Nancy Sinkoff, Beinecke Visiting Fellow
Thursday, December 17, 2009, 11:00 am
Beinecke Rare Book and Manuscript Library, 121 Wall Street, Room 39
Free and open to the public

This talk will explore the manuscripts and archival holdings related to one of the first English-language representations of the Holocaust, John Hersey's The Wall. Hersey’s interest in the Warsaw Ghetto and in Polish Jewry was a result of his journalistic career during and after World War II, when he visited liberated Warsaw as part of his duties following the Red Army's march westward. The human destruction at Auschwitz-Birkenau and Bergen Belsen assaulted him shortly thereafter. Hersey chose to write a novel specifically about the Warsaw Ghetto and the struggle of its last Jews to rise up against the Nazis and his papers reveal the journalistic architecture that allowed him to create a novel known for its historical verisimilitude.

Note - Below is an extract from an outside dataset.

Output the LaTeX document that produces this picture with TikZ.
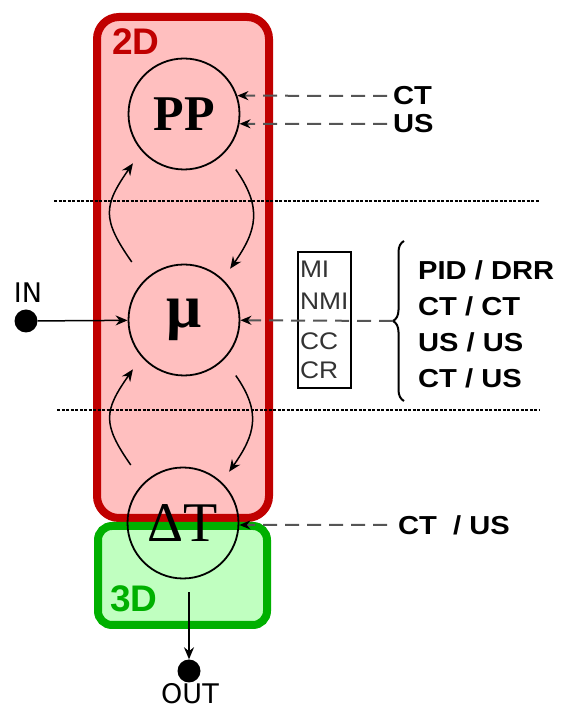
\documentclass[tikz,border=0pt]{standalone}
\usepackage{fontspec}
\usepackage{tikz}
\usetikzlibrary{arrows.meta,calc,decorations.pathreplacing}
\newfontfamily\labelfont{DejaVu Sans}
\newfontfamily\dimfont{Liberation Sans}
\newfontfamily\modfont[FakeStretch=1.12]{Liberation Sans}
\newfontfamily\metricfont[FakeStretch=1.1]{Liberation Sans}
\newfontfamily\stagefont{Liberation Serif}
\definecolor{Ink}{HTML}{000000}
\definecolor{TwoD}{HTML}{C00000}
\definecolor{TwoDPale}{HTML}{FFBFBF}
\definecolor{ThreeD}{HTML}{00B000}
\definecolor{ThreeDPale}{HTML}{C0FFC0}
\definecolor{Dash}{HTML}{555555}
\definecolor{Metric}{HTML}{333333}
\tikzset{region/.style={line width=8pt,rounded corners=22pt},
  dimlabel/.style={font=\dimfont\bfseries\fontsize{37}{37}\selectfont,inner sep=0pt},
  stage/.style={circle,draw=Ink,line width=1.8pt,minimum size=111pt,inner sep=0pt},
  flow/.style={-{Stealth[length=12pt,width=10pt]},line width=1.5pt,draw=Ink},
  feed/.style={-{Stealth[length=11pt,width=9pt,color=Ink]},line width=2pt,
    draw=Dash,dash pattern=on 14pt off 8pt},
  modality/.style={font=\modfont\bfseries\fontsize{26}{36}\selectfont,align=left,
    inner sep=0pt},
  terminal/.style={circle,fill=Ink,minimum size=23pt,inner sep=0pt},
  termlabel/.style={font=\labelfont\fontsize{27}{27}\selectfont,inner sep=0pt},
  metricbox/.style={draw=Ink,line width=1.3pt,text=Metric,align=left,text width=49pt,
    inner sep=2pt,minimum height=136pt,font=\metricfont\fontsize{24}{32}\selectfont},
  divider/.style={line width=1.1pt,dash pattern=on 3pt off 1.5pt}}

\begin{document}
\begin{tikzpicture}[x=1pt,y=1pt]
    \useasboundingbox (0,0) rectangle (560,710);
    \draw[region,draw=TwoD,fill=TwoDPale] (97,192) rectangle (269,693);
    \draw[region,draw=ThreeD,fill=ThreeDPale,rounded corners=14pt] (98,85) rectangle (267,184);
    \node[dimlabel,text=TwoD] (lbl2d) at (136,668) {2D};
    \node[dimlabel,text=ThreeD] (lbl3d) at (134,111) {3D};
    \draw[divider] (54,509) -- (540,509);
    \draw[divider] (57,300) -- (540,300);
    \node[stage,font=\stagefont\bfseries\fontsize{50}{50}\selectfont] (pp) at (184,596) {PP};
    \node[stage,font=\stagefont\bfseries\fontsize{62}{62}\selectfont] (mu) at (184,390) {μ};
    \node[stage,font=\stagefont\fontsize{56}{56}\selectfont] (dT) at (183,187) {ΔT};
    \draw[flow] ($(mu)+(132:78)$) to[out=125,in=235,looseness=1.35] ($(pp)+(224:71)$);
    \draw[flow] ($(pp)+(-47:76)$) to[out=-55,in=55,looseness=1.2] ($(mu)+(48:69)$);
    \draw[flow] ($(dT)+(132:78)$) to[out=125,in=235,looseness=1.35] ($(mu)+(224:71)$);
    \draw[flow] ($(mu)+(-47:76)$) to[out=-55,in=55,looseness=1.2] ($(dT)+(48:69)$);
    \node[terminal] (in) at (26,389) {};
    \node[termlabel] (inlbl) at (28,417) {IN};
    \draw[flow] (in) -- (mu);
    \node[terminal] (out) at (189,39) {};
    \node[termlabel] (outlbl) at (190,16) {OUT};
    \draw[flow,shorten <=13pt] (dT.south -| out) -- (out);
    \node[modality,anchor=west] (ct) at (393,614) {CT};
    \node[modality,anchor=west] (us) at (393,586) {US};
    \draw[feed,shorten <=6pt] (ct.west) -- (pp.19);
    \draw[feed,shorten <=6pt] (us.west) -- (pp.-10);
    \node[metricbox] (metric) at (324.5,390) {MI\\NMI\\[8pt]CC\\[-3pt]CR};
    \coordinate (brtop) at (404,469);
    \coordinate (brbot) at (404,309);
    \coordinate (brtip) at (393,389);
    \draw[decorate,decoration={brace,amplitude=11pt},line width=2pt] (brbot) -- (brtop);
    \draw[feed] (brtip) -- (mu);
    \node[modality,anchor=north west] (pairs) at (418,450)
      {PID / DRR\\CT / CT\\US / US\\CT / US};
    \node[modality,anchor=west] (ctus) at (398,185) {CT\ \ / US};
    \draw[feed,shorten <=11pt] (ctus.west) -- (dT.-2);
\end{tikzpicture}
\end{document}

Nancy Sinkoff, a historian of early modern and modern East European Jewry, was educated at Harvard-Radcliffe College, the Jewish Theological Seminary of America, and Columbia University, where she earned her Ph.D. in Jewish History in 1996. She is currently Associate Professor of Jewish Studies and History at Rutgers, The State University of New Jersey. Prior to coming to Rutgers, Sinkoff was a Dorot Fellow in the Skirball Department of Judaic Studies at New York University.